L’ouvrage de Charles Patterson Eternal Treblinka (2002) est enfin paru en français (Un Éternel Treblinka, Calmann-Lévy, 2008). L’historien américain traite d'une question extrêmement polémique : le rapport qu’entretient l’être humain avec les autres espèces vivantes, conscientes et sensibles. Comme l’a écrit Milan Kundera, c’est là la question morale fondamentale, si fondamentale que tout le reste en découle.
Pour ces créatures, tous les humains sont des nazis ; pour les animaux, c'est un éternel Treblinka. – Isaac Bashevis Singer (The Letter Writer)
Le rapprochement entre notre façon de traiter les animaux et la Shoah – un tabou que l’écrivain de langue yiddish et prix Nobel de littérature lui-même a été le premier à briser – n’a pas fini de faire hurler un certain nombre d’esprits rigides qui tiennent absolument à maintenir, au mépris des évidences scientifiques les plus criantes, une frontière bien nette entre l’espèce « des Seigneurs » (la leur) et l’ensemble des autres espèces animales, toujours considérées comme inférieures.
« À Auschwitz, nous étions comme des animaux », déclarait Simone Veil dans les années soixante-dix. En vertu de quelle logique cette comparaison entre les déportés et les animaux vaudrait-elle uniquement lorsqu’elle est formulée de gauche à droite ? Autrement dit, comment peut-on trouver naturel de comparer les camps de concentration aux abattoirs ou aux élevages en batterie, et scandaleux de comparer les derniers aux premiers ?

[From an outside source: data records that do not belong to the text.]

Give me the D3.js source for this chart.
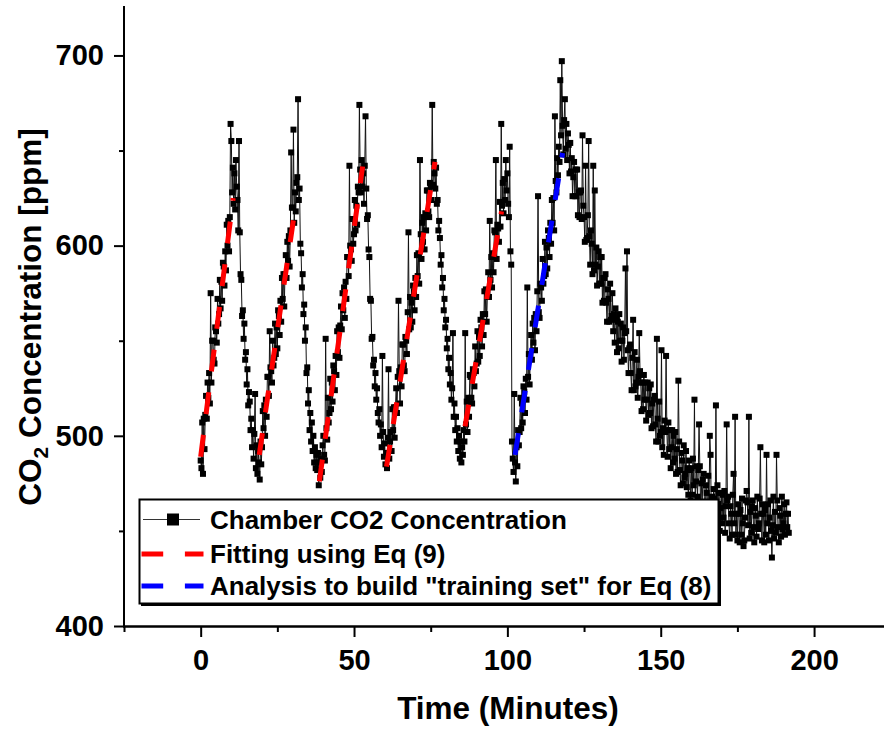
<!DOCTYPE html>
<html>
<head>
<meta charset="utf-8">
<script src="https://cdn.jsdelivr.net/npm/d3@7"></script>
<style>
  body { margin: 0; background: #fff; }
  svg { display: block; font-family: "Liberation Sans", Arial, sans-serif; font-weight: bold; }
</style>
</head>
<body>
<div id="chart"></div>
<script>
// Chamber CO2 readings, first six cycles, one reading every 0.25 min from t = 0
var cycleStep = 0.25;
var cycleCO2 = [
  487, 483, 507, 480, 509, 493, 511, 521,
  509, 528, 520, 533, 517, 575, 528, 550,
  550, 540, 538, 557, 555, 549, 572, 559,
  564, 582, 567, 581, 571, 591, 589, 579,
  597, 587, 611, 600, 613, 597, 615, 664,
  655, 628, 641, 622, 638, 619, 645, 631,
  624, 608, 655, 607, 585, 582, 563, 566,
  551, 559, 540, 544, 527, 535, 516, 523,
  518, 503, 509, 494, 503, 488, 501, 522,
  483, 495, 480, 492, 486, 477, 497, 485,
  494, 513, 504, 516, 500, 519, 510, 531,
  531, 521, 555, 536, 534, 528, 550, 537,
  541, 559, 543, 557, 546, 566, 563, 553,
  571, 560, 583, 572, 585, 568, 585, 595,
  583, 602, 592, 605, 589, 608, 649, 620,
  620, 661, 612, 628, 618, 633, 636, 677,
  624, 630, 601, 596, 578, 585, 564, 569,
  550, 557, 533, 536, 517, 524, 503, 512,
  497, 507, 492, 500, 486, 494, 483, 490,
  482, 491, 474, 486, 478, 488, 481, 495,
  500, 490, 487, 551, 504, 498, 520, 507,
  512, 530, 514, 528, 518, 537, 534, 524,
  542, 532, 555, 544, 557, 541, 558, 568,
  556, 575, 566, 578, 562, 581, 572, 594,
  594, 584, 642, 600, 598, 592, 614, 601,
  606, 624, 608, 621, 611, 631, 628, 674,
  640, 628, 645, 631, 638, 622, 642, 668,
  630, 614, 616, 598, 594, 572, 571, 551,
  552, 537, 540, 526, 533, 519, 525, 512,
  507, 514, 500, 506, 494, 542, 502, 489,
  496, 485, 491, 483, 499, 535, 488, 497,
  502, 492, 514, 503, 515, 499, 515, 525,
  512, 531, 571, 534, 517, 536, 526, 548,
  548, 537, 534, 552, 550, 543, 565, 607,
  556, 573, 557, 570, 560, 579, 576, 566,
  583, 573, 595, 584, 596, 580, 645, 606,
  593, 612, 602, 615, 598, 617, 608, 629,
  629, 618, 615, 633, 631, 624, 674, 632,
  644, 638, 630, 641, 622, 624, 608, 613,
  604, 590, 595, 578, 583, 566, 572, 557,
  561, 546, 551, 535, 541, 527, 533, 519,
  525, 554, 510, 517, 503, 510, 497, 504,
  492, 500, 488, 497, 486, 494, 490, 503,
  497, 554, 506, 518, 502, 520, 510, 532,
  531, 520, 517, 535, 533, 526, 547, 534,
  538, 555, 539, 552, 542, 561, 557, 547,
  564, 553, 576, 564, 577, 560, 576, 586,
  573, 613, 582, 594, 578, 596, 586, 608,
  607, 645, 593, 611, 609, 602, 623, 610,
  664, 621, 633, 617, 635, 624, 645, 629,
  638, 622, 615, 652, 597, 590, 497, 488,
  481, 522, 486, 476, 494, 484, 503, 495,
  502, 520, 504, 517, 507, 526, 523, 512,
  530, 519, 578, 531, 543, 527, 543, 553,
  540, 559, 549, 562, 545, 564, 555, 576,
  626, 565, 562, 580, 578, 571, 593, 580,
  584, 602, 585, 599, 588, 608, 604, 594,
  612, 601, 624, 612, 625, 608, 668, 634,
  628, 646, 637, 652, 644, 687, 658, 697,
  663, 648, 666, 677, 651, 664, 645, 659
];

// slow decay after the last cycle, one reading every 0.25 min from t = 120
var tailStart = 120;
var tailStep = 0.25;
var tailCO2 = [
  653, 638, 654, 639, 646, 626, 636, 644,
  626, 640, 626, 640, 616, 628, 615, 628,
  629, 614, 658, 621, 615, 602, 642, 603,
  604, 616, 655, 605, 590, 608, 601, 585,
  642, 587, 629, 590, 599, 579, 589, 597,
  580, 594, 580, 594, 570, 583, 571, 583,
  585, 570, 560, 577, 572, 560, 580, 561,
  563, 575, 555, 564, 549, 567, 561, 544,
  560, 546, 564, 550, 559, 539, 550, 557,
  540, 554, 588, 555, 597, 545, 533, 546,
  548, 533, 524, 541, 561, 524, 544, 526,
  528, 540, 520, 531, 554, 534, 528, 513,
  528, 514, 532, 519, 528, 508, 519, 528,
  511, 525, 512, 527, 504, 517, 505, 519,
  521, 506, 497, 551, 509, 497, 518, 500,
  502, 545, 494, 504, 490, 508, 502, 542,
  503, 489, 507, 493, 503, 483, 494, 503,
  486, 500, 488, 502, 480, 493, 481, 529,
  497, 482, 474, 491, 487, 475, 495, 478,
  480, 492, 473, 483, 469, 487, 482, 466,
  483, 469, 488, 474, 519, 464, 476, 484,
  468, 482, 506, 484, 462, 475, 464, 477,
  480, 465, 457, 474, 470, 458, 479, 461,
  500, 490, 458, 468, 454, 472, 467, 452,
  516, 455, 474, 460, 470, 450, 462, 470,
  454, 469, 457, 471, 449, 463, 506, 466,
  468, 454, 446, 463, 459, 448, 469, 480,
  454, 510, 448, 459, 445, 464, 459, 444,
  461, 448, 467, 454, 442, 445, 457, 466,
  471, 465, 453, 510, 446, 460, 449, 463,
  466, 452, 444, 462, 458, 447, 468, 451,
  454, 467, 494, 459, 445, 464, 459, 444,
  461, 448, 490, 454, 464, 445, 457, 466,
  450, 436, 453, 468, 446, 460, 449, 490,
  466, 452, 444, 462, 458, 447, 468, 451,
  454, 464, 448, 459, 465, 452, 459, 449
];

// fitted segments [t start, ppm start, t end, ppm end]
var redFits = [
  [0, 489, 10.6, 625],
  [19.1, 490, 31.0, 622],
  [38.7, 476, 52.8, 641.6],
  [60.6, 483.8, 76.4, 644],
  [86.2, 505, 98.1, 618]
];
var blueFits = [
  [102.5, 490, 118.0, 648.7]
];

var xMajor = [0, 50, 100, 150, 200];
var xMinor = [-25, 25, 75, 125, 175];
var yMajor = [400, 500, 600, 700];
var yMinor = [450, 550, 650];

var legendLabels = [
  "Chamber CO2 Concentration",
  "Fitting using Eq (9)",
  "Analysis to build \"training set\" for Eq (8)"
];

// build the point list
var points = [];
cycleCO2.forEach(function(v, i) { points.push({ t: i * cycleStep, v: v }); });
tailCO2.forEach(function(v, i) { points.push({ t: tailStart + i * tailStep, v: v }); });

var svgWidth = 884;
var svgHeight = 731;

var svg = d3.select("#chart")
  .append("svg")
  .attr("width", svgWidth)
  .attr("height", svgHeight);

var xScale = d3.scaleLinear().domain([-25, 222.8]).range([124, 884]);
var yScale = d3.scaleLinear().domain([400, 726]).range([626, 6]);

// data line + markers
var line = d3.line().x(d => xScale(d.t)).y(d => yScale(d.v));

svg.append("path")
  .datum(points)
  .attr("d", line)
  .attr("fill", "none")
  .attr("stroke", "#111")
  .attr("stroke-width", 1);

svg.append("g").selectAll("rect")
  .data(points)
  .enter()
  .append("rect")
  .attr("x", d => xScale(d.t) - 3)
  .attr("y", d => yScale(d.v) - 3)
  .attr("width", 6)
  .attr("height", 6)
  .attr("fill", "#000");

// fit lines
function drawFits(fits, color) {
  svg.append("g").selectAll("line")
    .data(fits)
    .enter()
    .append("line")
    .attr("x1", d => xScale(d[0]))
    .attr("y1", d => yScale(d[1]))
    .attr("x2", d => xScale(d[2]))
    .attr("y2", d => yScale(d[3]))
    .attr("stroke", color)
    .attr("stroke-width", 5)
    .attr("stroke-dasharray", "22,21");
}
drawFits(redFits, "#ff0000");
drawFits(blueFits, "#0000ff");

// legend
var lg = svg.append("g");
lg.append("rect")
  .attr("x", 141).attr("y", 501).attr("width", 580).attr("height", 105)
  .attr("fill", "#000");
lg.append("rect")
  .attr("x", 139.5).attr("y", 499.5).attr("width", 579).attr("height", 104)
  .attr("fill", "#fff").attr("stroke", "#000").attr("stroke-width", 2);

var rowY = [519.5, 554, 586];
lg.append("line")
  .attr("x1", 143).attr("x2", 200).attr("y1", rowY[0]).attr("y2", rowY[0])
  .attr("stroke", "#333").attr("stroke-width", 1);
lg.append("rect")
  .attr("x", 167).attr("y", rowY[0] - 6).attr("width", 12).attr("height", 12)
  .attr("fill", "#000");
lg.append("line")
  .attr("x1", 141.5).attr("x2", 203.5).attr("y1", rowY[1]).attr("y2", rowY[1])
  .attr("stroke", "#ff0000").attr("stroke-width", 5).attr("stroke-dasharray", "21.7,21.7");
lg.append("line")
  .attr("x1", 141.5).attr("x2", 203.5).attr("y1", rowY[2]).attr("y2", rowY[2])
  .attr("stroke", "#0000ff").attr("stroke-width", 5).attr("stroke-dasharray", "21.7,21.7");

lg.selectAll("text")
  .data(legendLabels)
  .enter()
  .append("text")
  .attr("x", 210)
  .attr("y", (d, i) => rowY[i] + 9)
  .attr("font-size", 26)
  .text(d => d);

// axes
function styleAxis(g, width) {
  g.select(".domain").remove();
  g.selectAll(".tick line").attr("stroke", "#000").attr("stroke-width", width);
}

var xAxisG = svg.append("g").attr("transform", "translate(0,626)");
xAxisG.call(d3.axisBottom(xScale).tickValues(xMajor).tickSize(11).tickSizeOuter(0).tickPadding(12))
  .call(g => styleAxis(g, 2))
  .call(g => g.selectAll(".tick text").attr("font-size", 29).attr("fill", "#000")
    .attr("font-family", "Liberation Sans, Arial, sans-serif").attr("font-weight", "bold"));
svg.append("g").attr("transform", "translate(0,626)")
  .call(d3.axisBottom(xScale).tickValues(xMinor).tickSize(6).tickSizeOuter(0).tickFormat(""))
  .call(g => styleAxis(g, 2));

var yAxisG = svg.append("g").attr("transform", "translate(124,0)");
yAxisG.call(d3.axisLeft(yScale).tickValues(yMajor).tickSize(10).tickSizeOuter(0).tickPadding(10))
  .call(g => styleAxis(g, 2))
  .call(g => g.selectAll(".tick text").attr("font-size", 29).attr("fill", "#000")
    .attr("font-family", "Liberation Sans, Arial, sans-serif").attr("font-weight", "bold"));
svg.append("g").attr("transform", "translate(124,0)")
  .call(d3.axisLeft(yScale).tickValues(yMinor).tickSize(5).tickSizeOuter(0).tickFormat(""))
  .call(g => styleAxis(g, 2));

// axis lines
svg.append("line").attr("x1", 124).attr("x2", 124).attr("y1", 6).attr("y2", 627)
  .attr("stroke", "#000").attr("stroke-width", 2);
svg.append("line").attr("x1", 123).attr("x2", 884).attr("y1", 626.5).attr("y2", 626.5)
  .attr("stroke", "#000").attr("stroke-width", 2.5);

// axis titles
svg.append("text")
  .attr("x", 508)
  .attr("y", 719)
  .attr("text-anchor", "middle")
  .attr("font-size", 31.5)
  .text("Time (Minutes)");

var yTitle = svg.append("text")
  .attr("transform", "translate(41,317) rotate(-90)")
  .attr("text-anchor", "middle")
  .attr("font-size", 31.5);
yTitle.append("tspan").text("CO");
yTitle.append("tspan").attr("font-size", 21).attr("dy", 7).text("2");
yTitle.append("tspan").attr("dy", -7).text(" Concentration [ppm]");
</script>
</body>
</html>
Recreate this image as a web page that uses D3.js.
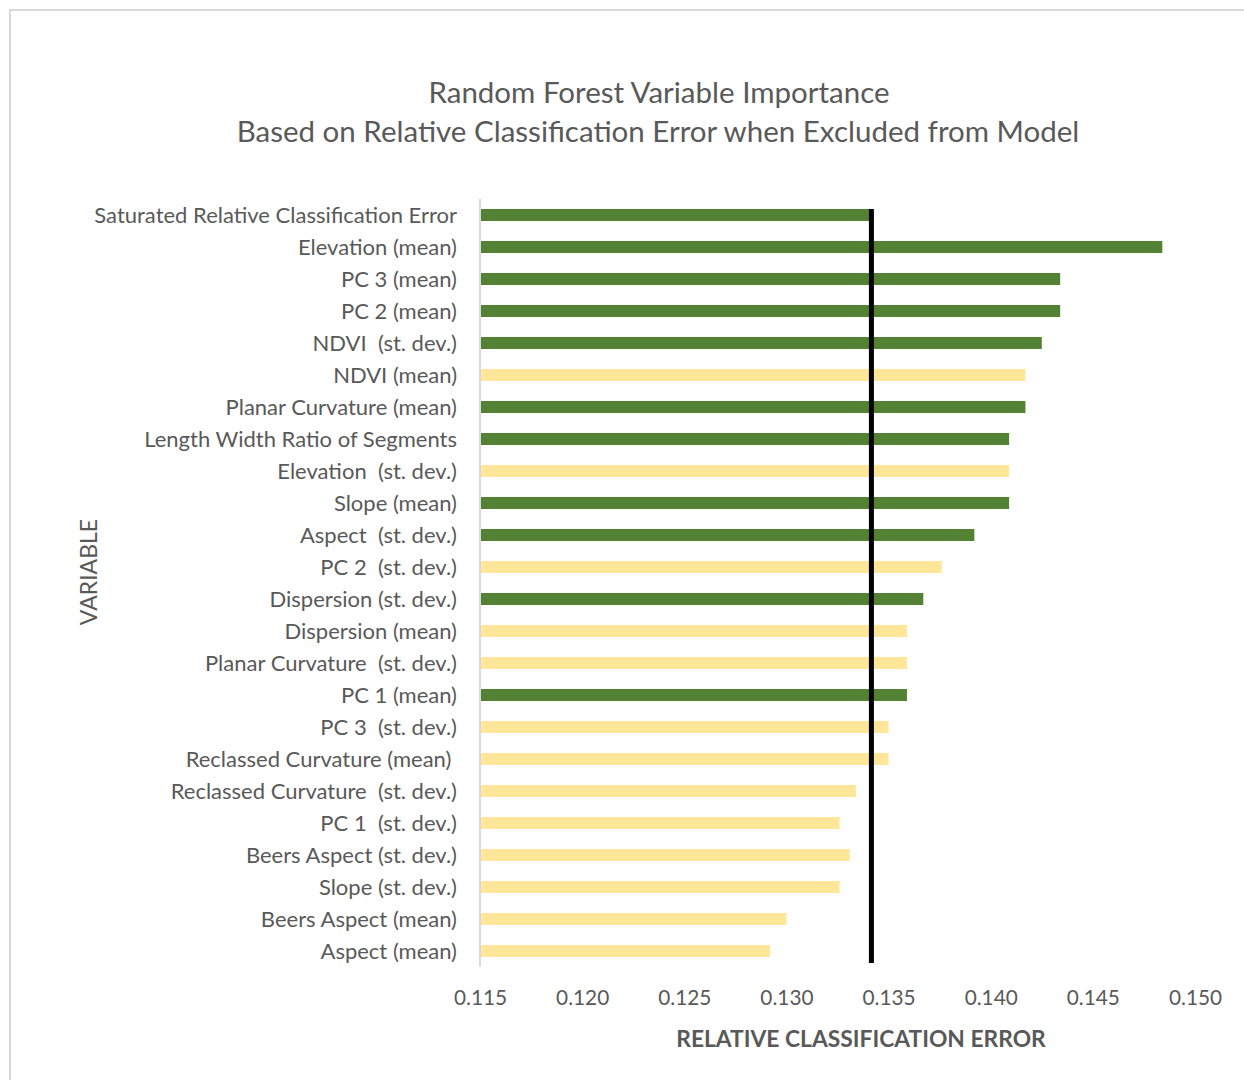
<!DOCTYPE html>
<html>
<head>
<meta charset="utf-8">
<script src="https://cdn.jsdelivr.net/npm/d3@7"></script>
<style>
  body { margin: 0; background: #fff; }
  text { font-family: Lato, "Open Sans", sans-serif; fill: #595959; }
</style>
</head>
<body>
<svg id="chart"></svg>
<script>
// variables, top to bottom
const variables = [
    "Saturated Relative Classification Error",
    "Elevation (mean)",
    "PC 3 (mean)",
    "PC 2 (mean)",
    "NDVI  (st. dev.)",
    "NDVI (mean)",
    "Planar Curvature (mean)",
    "Length Width Ratio of Segments",
    "Elevation  (st. dev.)",
    "Slope (mean)",
    "Aspect  (st. dev.)",
    "PC 2  (st. dev.)",
    "Dispersion (st. dev.)",
    "Dispersion (mean)",
    "Planar Curvature  (st. dev.)",
    "PC 1 (mean)",
    "PC 3  (st. dev.)",
    "Reclassed Curvature (mean) ",
    "Reclassed Curvature  (st. dev.)",
    "PC 1  (st. dev.)",
    "Beers Aspect (st. dev.)",
    "Slope (st. dev.)",
    "Beers Aspect (mean)",
    "Aspect (mean)"
];

const errors = [
    0.1342, 0.1484, 0.1434, 0.1434, 0.1425, 0.1417, 0.1417, 0.1409,
    0.1409, 0.1409, 0.1392, 0.1376, 0.1367, 0.1359, 0.1359, 0.1359,
    0.1350, 0.1350, 0.1334, 0.1326, 0.1331, 0.1326, 0.1300, 0.1292
];

// true = kept in the final model (green), false = dropped (yellow)
const kept = [
    true, true, true, true, true, false, true, true,
    false, true, true, false, true, false, false, true,
    false, false, false, false, false, false, false, false
];

const saturatedError = 0.13416;
const xTicks = [0.115, 0.120, 0.125, 0.130, 0.135, 0.140, 0.145, 0.150];

const W = 1244, H = 1080;
const margin = { top: 199, right: 48, bottom: 113, left: 480 },
    width = W - margin.left - margin.right,
    height = H - margin.top - margin.bottom;

const root = d3.select("#chart").attr("width", W).attr("height", H);

// chart frame
root.append("rect")
    .attr("x", 10).attr("y", 10)
    .attr("width", W + 20).attr("height", H + 20)
    .attr("fill", "#fff")
    .attr("stroke", "#d9d9d9")
    .attr("stroke-width", 2);

const svg = root.append("g")
    .attr("transform", `translate(${margin.left}, ${margin.top})`);

const data = variables.map((v, i) => ({ name: v, value: errors[i], kept: kept[i] }));

const xScale = d3.scaleLinear()
    .domain([0.115, 0.150])
    .range([0, 715]);

const yScale = d3.scaleBand()
    .domain(variables)
    .range([0, height])
    .paddingInner(0.625)
    .paddingOuter(0.3125);

const colorScale = d3.scaleOrdinal()
    .domain([true, false])
    .range(["#548235", "#ffe699"]);

// bars
svg.selectAll(".bar")
    .data(data)
    .enter().append("rect")
    .attr("class", "bar")
    .attr("x", 0)
    .attr("y", d => yScale(d.name))
    .attr("width", d => xScale(d.value) - xScale(0.115))
    .attr("height", yScale.bandwidth())
    .attr("fill", d => colorScale(d.kept));

// y axis line
svg.append("line")
    .attr("x1", 0).attr("x2", 0)
    .attr("y1", 0).attr("y2", height)
    .attr("stroke", "#d9d9d9")
    .attr("stroke-width", 2);

// category labels
svg.selectAll(".label")
    .data(data)
    .enter().append("text")
    .attr("class", "label")
    .attr("x", -23)
    .attr("y", d => yScale(d.name) + yScale.bandwidth() / 2)
    .attr("dy", "0.35em")
    .style("text-anchor", "end")
    .style("white-space", "pre")
    .style("font-size", "22px")
    .text(d => d.name);

// x axis ticks (no line, just labels)
const xAxis = svg.append("g")
    .attr("transform", `translate(0, ${height})`)
    .call(d3.axisBottom(xScale).tickValues(xTicks).tickFormat(d3.format(".3f")).tickSize(0).tickPadding(23));
xAxis.select(".domain").remove();
xAxis.selectAll("text")
    .style("font-family", "Lato, sans-serif")
    .style("font-size", "20.8px")
    .attr("fill", "#595959");

// saturated error reference line
svg.append("line")
    .attr("x1", xScale(saturatedError)).attr("x2", xScale(saturatedError))
    .attr("y1", yScale(variables[0]))
    .attr("y2", height - 4)
    .attr("stroke", "#000")
    .attr("stroke-width", 5);

// titles
root.append("text")
    .attr("x", 659).attr("y", 103)
    .style("text-anchor", "middle")
    .style("font-size", "29.5px")
    .text("Random Forest Variable Importance");
root.append("text")
    .attr("x", 658).attr("y", 142)
    .style("text-anchor", "middle")
    .style("font-size", "29.5px")
    .text("Based on Relative Classification Error when Excluded from Model");

root.append("text")
    .attr("x", 861).attr("y", 1047)
    .style("text-anchor", "middle")
    .style("font-size", "22.8px")
    .style("font-weight", "bold")
    .text("RELATIVE CLASSIFICATION ERROR");

root.append("text")
    .attr("transform", "translate(97, 572) rotate(-90)")
    .style("text-anchor", "middle")
    .style("font-size", "23px")
    .text("VARIABLE");
</script>
</body>
</html>
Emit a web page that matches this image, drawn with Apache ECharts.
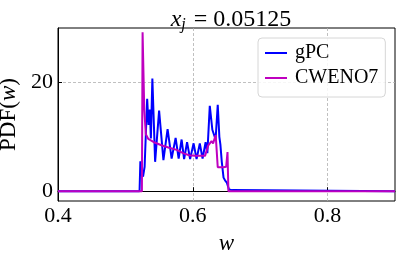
<!DOCTYPE html>
<html>
<head>
<meta charset="utf-8">
<script src="https://cdn.jsdelivr.net/npm/echarts@6/dist/echarts.min.js"></script>
<style>html,body{margin:0;padding:0;background:#fff}#c{width:400px;height:256px}</style>
</head>
<body>
<div id="c"></div>
<script>
const gpcW =   [0.40, 0.5210, 0.5222, 0.5240, 0.5262, 0.5285, 0.5323, 0.5343, 0.5363, 0.5378, 0.5400, 0.5441, 0.5500, 0.5564, 0.5626, 0.5686, 0.5745, 0.5790, 0.5834, 0.5871, 0.5915, 0.5960, 0.6012, 0.6056, 0.6104, 0.6145, 0.6190, 0.6216, 0.6252, 0.6290, 0.6315, 0.6338, 0.6370, 0.6394, 0.6410, 0.6430, 0.6456, 0.6478, 0.6504, 0.6523, 0.6538, 0.6585, 0.6600, 0.90];
const gpcPdf = [0,    0,      5.5,    3.2,    2.7,    4.5,    17.0,   12.2,   15.0,   9.7,    20.7,   5.4,    14.8,   5.7,    11.4,   6.0,    9.8,    6.0,    9.5,    5.9,    9.0,    5.9,    8.8,    5.9,    8.8,    6.0,    9.0,    7.0,    15.7,   11.3,   11.5,   9.5,    15.9,   10.0,   8.5,    5.4,    2.5,    2.0,    1.6,    1.8,    0.3,    0.2,    0,      0];
const cwenoW =   [0.40, 0.5245, 0.5255, 0.5280, 0.5303, 0.5340, 0.5441, 0.5545, 0.5649, 0.5760, 0.5856, 0.5945, 0.6034, 0.6182, 0.6227, 0.6278, 0.6301, 0.6340, 0.6370, 0.6456, 0.6495, 0.6515, 0.6528, 0.90];
const cwenoPdf = [0,    0,      29.2,   15.0,   10.5,   9.6,    8.9,    8.4,    8.0,    7.6,    7.0,    6.6,    6.5,    6.5,    8.4,    9.2,    8.8,    10.3,   4.4,    4.4,    4.5,    7.2,    0,      0];
const xTicks = [0.4, 0.6, 0.8];
const yTicks = [0, 20];
const seriesNames = ['gPC', 'CWENO7'];

const serif = 'Liberation Serif';
const pairs = (xs, ys) => xs.map((x, i) => [x, ys[i]]);
const chart = echarts.init(document.getElementById('c'), null, {renderer: 'canvas'});
chart.setOption({
  animation: false,
  backgroundColor: '#fff',
  title: {
    text: '{i|x}{s|j}{n| = 0.05125}',
    left: 226, textAlign: 'center', top: 1,
    textStyle: {
      fontWeight: 'normal',
      rich: {
        i: {fontFamily: serif, fontStyle: 'italic', fontWeight: 'normal', fontSize: 24, lineHeight: 27, color: '#000'},
        s: {fontFamily: serif, fontStyle: 'italic', fontWeight: 'normal', fontSize: 16, lineHeight: 16, verticalAlign: 'bottom', color: '#000', padding: [0, 2, 0, 0]},
        n: {fontFamily: serif, fontWeight: 'normal', fontSize: 24, lineHeight: 27, color: '#000'}
      }
    }
  },
  grid: {left: 58, right: 5, top: 28, bottom: 55, outerBoundsMode: 'none', containLabel: false,
         show: true, borderColor: '#000', borderWidth: 1, backgroundColor: 'transparent'},
  legend: {
    orient: 'vertical', left: 258, top: 38,
    padding: [5, 7, 9, 7], itemGap: 5, itemWidth: 22, itemHeight: 2,
    icon: 'rect',
    backgroundColor: 'rgba(255,255,255,0.85)', borderColor: '#d6d6d6', borderWidth: 1, borderRadius: 4,
    textStyle: {fontFamily: serif, fontSize: 20, color: '#000', lineHeight: 20, padding: [0, 0, 0, 3]},
    data: seriesNames
  },
  xAxis: {
    type: 'value', min: 0.4, max: 0.9, interval: 0.2,
    name: '{i|w}', nameLocation: 'middle', nameGap: 31,
    nameTextStyle: {rich: {i: {fontFamily: serif, fontStyle: 'italic', fontSize: 23, color: '#000'}}},
    axisLine: {show: true, lineStyle: {color: '#000', width: 1}},
    axisTick: {show: true, inside: true, length: 4, lineStyle: {color: '#000'}, customValues: xTicks},
    axisLabel: {fontFamily: serif, fontSize: 22, color: '#000', margin: 4, customValues: xTicks, formatter: v => v.toFixed(1)},
    splitLine: {show: true, lineStyle: {color: '#b0b0b0', type: [3, 2], width: 0.8}}
  },
  yAxis: {
    type: 'value', min: -1.8, max: 30,
    name: 'PDF({i|w})', nameLocation: 'middle', nameGap: 34, nameRotate: 90,
    nameTextStyle: {fontFamily: serif, fontSize: 23, color: '#000', rich: {i: {fontFamily: serif, fontStyle: 'italic', fontSize: 23, color: '#000'}}},
    axisLine: {show: true, lineStyle: {color: '#000', width: 1}},
    axisTick: {show: true, inside: true, length: 4, lineStyle: {color: '#000'}, customValues: yTicks},
    axisLabel: {fontFamily: serif, fontSize: 22, color: '#000', margin: 5, customValues: yTicks},
    splitLine: {show: true, lineStyle: {color: '#b0b0b0', type: [3, 2], width: 0.8}}
  },
  series: [
    {name: seriesNames[0], type: 'line', data: pairs(gpcW, gpcPdf), showSymbol: false, symbol: 'none',
     lineStyle: {color: '#0000ff', width: 2}, itemStyle: {color: '#0000ff'}, z: 2},
    {name: seriesNames[1], type: 'line', data: pairs(cwenoW, cwenoPdf), showSymbol: false, symbol: 'none',
     lineStyle: {color: '#bf00bf', width: 2}, itemStyle: {color: '#bf00bf'}, z: 3}
  ]
});
</script>
</body>
</html>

Patterson nous montre que la Shoah est historiquement et techniquement liée à l’industrialisation des élevages. Nous découvrons par exemple qu’Henry Ford, responsable d’une propagande antisémite sans précédent, avait conçu l’idée du travail à la chaîne après avoir visité un abattoir ; que les massacres de Katyn ont eu lieu pour partie dans des abattoirs ; et qu’Hitler avait confié la responsabilité de la "Solution finale" à un éleveur de poulets.